YOUR INSTRUCTIONS
Output each line exactly as it appears, skipping any embedded picture.

· · · ·

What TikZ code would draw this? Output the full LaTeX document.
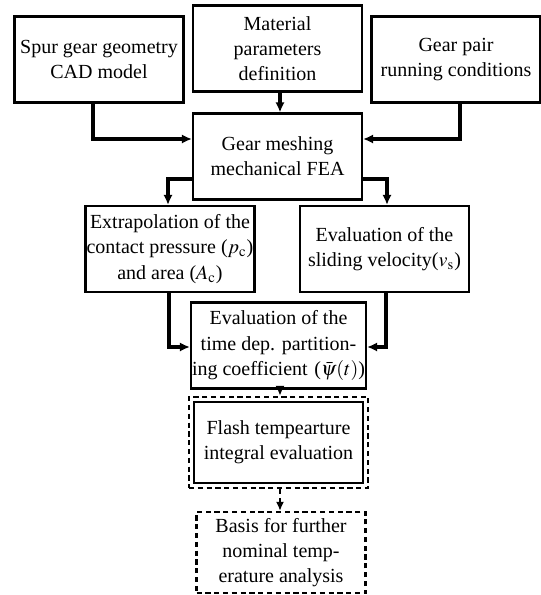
\documentclass[tikz,border=0pt]{standalone}
\usepackage{mathptmx}
\usepackage{fontspec}
\setmainfont{Liberation Serif}
\usetikzlibrary{arrows.meta,fit,calc}

\begin{document}
\begin{tikzpicture}[
    x=0.5pt, y=-0.5pt,
    box/.style={rectangle, draw=black, line width=1.1pt, minimum width=84.5pt,
                minimum height=43pt, inner sep=0.5pt, align=center,
                font=\fontsize{10}{12.6}\selectfont},
    dbox/.style={box, dash pattern=on 2.6pt off 1.8pt},
    arrow/.style={-{Latex[length=5pt,width=4.6pt]}, line width=1.6pt, black},
    darrow/.style={-{Latex[length=4.5pt,width=4pt]}, line width=1.1pt, black,
                   dash pattern=on 2.6pt off 1.8pt}
]
\useasboundingbox (0,0) rectangle (541,595);
% inputs
\node[box] (spur) at (99,59.5) {Spur gear geometry\\CAD model};
\node[box] (material) at (277.5,48.5) {Material\\parameters\\definition};
\node[box] (running) at (456,59.5) {Gear pair\\running conditions};
% fea
\node[box] (fea) at (277.5,156.5) {Gear meshing\\mechanical FEA};
\node[box] (extrap) at (170,249) {Extrapolation of the\\contact pressure ($p_\mathrm{c}$)\\and area ($A_\mathrm{c}$)};
\node[box] (sliding) at (384.5,249) {Evaluation of the\\sliding velocity($v_\mathrm{s}$)};
\node[box] (partition) at (278.5,345.5) {Evaluation of the\\time dep. partition-\\ing coefficient\,\,($\bar{\psi}(t)$)};
% flash temperature
\node[box, minimum height=40.5pt] (flash) at (278.5,442.5) {Flash tempearture\\integral evaluation};
\node[draw=black, line width=1.1pt, dash pattern=on 2.6pt off 1.8pt, inner sep=2pt,
      fit=(flash)] (flashfit) {};
\node[dbox, minimum height=40.5pt] (basis) at (281,552.5) {Basis for further\\nominal temp-\\erature analysis};

\draw[arrow] ([xshift=-3pt]spur.south) |- ([yshift=8.75pt]fea.west);
\draw[arrow] ([xshift=2pt]running.south) |- ([yshift=8.75pt]fea.east);
\draw[arrow] ([xshift=1.25pt]material.south) -- ([xshift=1.25pt]fea.north);
\draw[arrow] ([yshift=-11.25pt]fea.west) -| ([xshift=-1pt]extrap.north);
\draw[arrow] ([yshift=-11.25pt]fea.east) -| ([xshift=1.25pt]sliding.north);
\draw[arrow] ([xshift=-0.5pt]extrap.south) |- ([yshift=-0.75pt]partition.west);
\draw[arrow] ([xshift=0.75pt]sliding.south) |- ([yshift=-0.75pt]partition.east);
\draw[arrow] ([xshift=0.75pt]partition.south) -- ([xshift=0.75pt]flashfit.north);
\draw[darrow] ([xshift=0.75pt]flashfit.south) -- ([xshift=-0.5pt]basis.north);
\end{tikzpicture}
\end{document}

· · · ·

TASK SOLUTION
What TikZ code would draw this? Output the full LaTeX document.
\documentclass[tikz,border=0pt]{standalone}
\usepackage{mathptmx}
\usepackage{fontspec}
\setmainfont{Liberation Serif}
\usetikzlibrary{arrows.meta,fit,calc}

\begin{document}
\begin{tikzpicture}[
    x=0.5pt, y=-0.5pt,
    box/.style={rectangle, draw=black, line width=1.1pt, minimum width=84.5pt,
                minimum height=43pt, inner sep=0.5pt, align=center,
                font=\fontsize{10}{12.6}\selectfont},
    dbox/.style={box, dash pattern=on 2.6pt off 1.8pt},
    arrow/.style={-{Latex[length=5pt,width=4.6pt]}, line width=1.6pt, black},
    darrow/.style={-{Latex[length=4.5pt,width=4pt]}, line width=1.1pt, black,
                   dash pattern=on 2.6pt off 1.8pt}
]
\useasboundingbox (0,0) rectangle (541,595);
% inputs
\node[box] (spur) at (99,59.5) {Spur gear geometry\\CAD model};
\node[box] (material) at (277.5,48.5) {Material\\parameters\\definition};
\node[box] (running) at (456,59.5) {Gear pair\\running conditions};
% fea
\node[box] (fea) at (277.5,156.5) {Gear meshing\\mechanical FEA};
\node[box] (extrap) at (170,249) {Extrapolation of the\\contact pressure ($p_\mathrm{c}$)\\and area ($A_\mathrm{c}$)};
\node[box] (sliding) at (384.5,249) {Evaluation of the\\sliding velocity($v_\mathrm{s}$)};
\node[box] (partition) at (278.5,345.5) {Evaluation of the\\time dep. partition-\\ing coefficient\,\,($\bar{\psi}(t)$)};
% flash temperature
\node[box, minimum height=40.5pt] (flash) at (278.5,442.5) {Flash tempearture\\integral evaluation};
\node[draw=black, line width=1.1pt, dash pattern=on 2.6pt off 1.8pt, inner sep=2pt,
      fit=(flash)] (flashfit) {};
\node[dbox, minimum height=40.5pt] (basis) at (281,552.5) {Basis for further\\nominal temp-\\erature analysis};

\draw[arrow] ([xshift=-3pt]spur.south) |- ([yshift=8.75pt]fea.west);
\draw[arrow] ([xshift=2pt]running.south) |- ([yshift=8.75pt]fea.east);
\draw[arrow] ([xshift=1.25pt]material.south) -- ([xshift=1.25pt]fea.north);
\draw[arrow] ([yshift=-11.25pt]fea.west) -| ([xshift=-1pt]extrap.north);
\draw[arrow] ([yshift=-11.25pt]fea.east) -| ([xshift=1.25pt]sliding.north);
\draw[arrow] ([xshift=-0.5pt]extrap.south) |- ([yshift=-0.75pt]partition.west);
\draw[arrow] ([xshift=0.75pt]sliding.south) |- ([yshift=-0.75pt]partition.east);
\draw[arrow] ([xshift=0.75pt]partition.south) -- ([xshift=0.75pt]flashfit.north);
\draw[darrow] ([xshift=0.75pt]flashfit.south) -- ([xshift=-0.5pt]basis.north);
\end{tikzpicture}
\end{document}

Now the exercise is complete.